Así que cuando, a inicios del siglo XXI, el mundo se enfrenta a tantos desafíos, y la ferocidad capitalista intenta imponer en el planeta un nuevo diseño imperialista hecho a la medida de los más fuertes, de los más corruptos, el PCE debe hacer honor a su condición de instrumento adecuado, imprescindible, para responder a la envergadura de las ausencias que soportamos. Y debe hacerlo sabiendo que las redes del capitalismo son muchas, y van desde los tentáculos de la corrupción hasta las trampas de la pasividad, desde el espejismo de la renuncia hasta el pozo del conformismo, desde la burocratización hasta el desengaño, y debe trabajar honestamente cuando los comportamientos de muchos se adaptan a un mundo postmoderno que abomina de la honradez y la justicia.
Debe hacerlo, también, sabiendo que, como decía un dirigente obrero vasco de finales del siglo XIX, «en las instituciones, debemos poner a los militantes más honrados, y vigilarlos como si fueran ladrones». Esas sabias palabras deben tenerse muy en cuenta porque uno de los riesgos más evidentes y más eficaces para anular cualquier fuerza revolucionaria son los engranajes y las cadenas de las instituciones, porque la conquista de escaños y responsabilidades no debe ser nunca un fin, sino un medio para cambiar la vida, para cambiar la historia.
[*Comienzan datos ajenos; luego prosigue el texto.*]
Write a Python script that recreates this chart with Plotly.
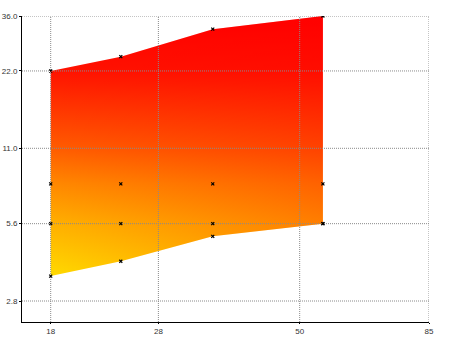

De manera que, cuando el PCE inicia la discusión del que será su nuevo Manifiesto Programa, el partido se reinventa: ahí está, intentando descifrar la vida, inventariar el universo de nuestras carencias y nuestras esperanzas, dibujando un futuro que dé sentido a la palabra libertad, acariciando el socialismo, viendo pasar el tiempo, dando la libertad que no tiene el solitario.